In the remainder of the report, we (1) describe the computing resources used for this analysis; (2) outline the methods used for data preprocessing and for running the two regressions; (3) discuss the levels of parallelism exploited, as well as the advantages and challenges encountered; (4) and (5) provide the scientific and performance results of the analysis; (6) discuss the meaning of the scientific results; and (7) conclude with a discussion of the operational value of these results and a description of the next steps in this research project.
Computing Resources
For this project, we used the resources of the Computational and Information Systems Laboratory (CISL) at the National Center for Atmospheric Research (NCAR). Specifically, we used the Yellowstone and Geyser clusters.
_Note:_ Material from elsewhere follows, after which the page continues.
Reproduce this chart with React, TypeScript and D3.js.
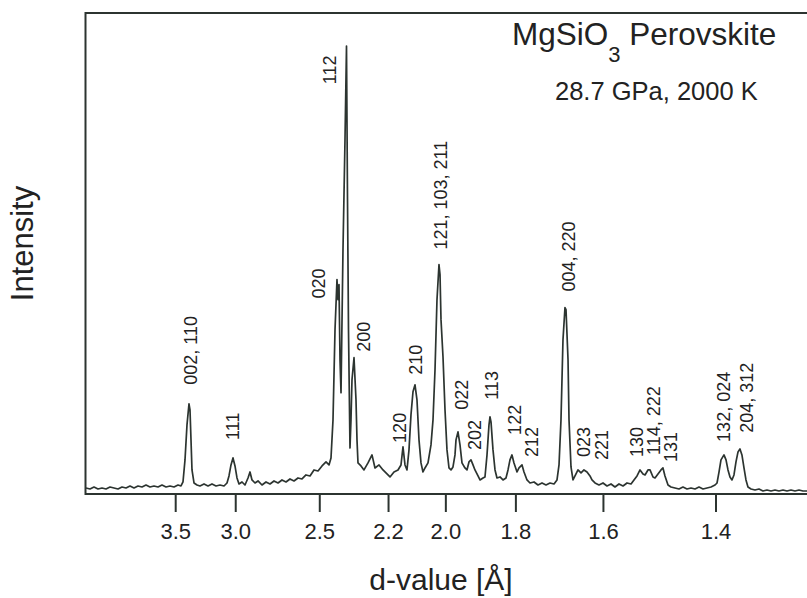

Yellowstone has 72,576 2.5 GHz cores spread across 4,536 nodes. Each core is a Sandy Bridge 2.6 GHz Intel Xeon E5-2670 processor with Advanced Vector Extensions (AVX). Yellowstone has 144.58 TB of total memory, but restricts each node to 25 GB. The Geyser cluster is better suited for heavy data analysis tasks and is thus the cluster that we primarily relied on for this project. Each of Geyser's 16 High-memory nodes has 1 TB of available memory. Each node contains four 10-core, 2.4-GHz Intel Xeon E7-4870 processors. Further information about Yellowstone and Geyser can be found at
https://www2.cisl.ucar.edu/resources/computational-systems/yellowstone and
https://www2.cisl.ucar.edu/resources/computational-systems/geyser-and-caldera, respectively.
Computing time on Yellowstone is charged per node hour, while computing time on Geyser was charged per core-hour. Since our project involved processing large GeoTIFF Files, we were often not able to fully utilize the 16 cores per Yellowstone node while simultaneously staying beneath the 25 GB limit. Thus, we spent the bulk of our computing time on Geyser.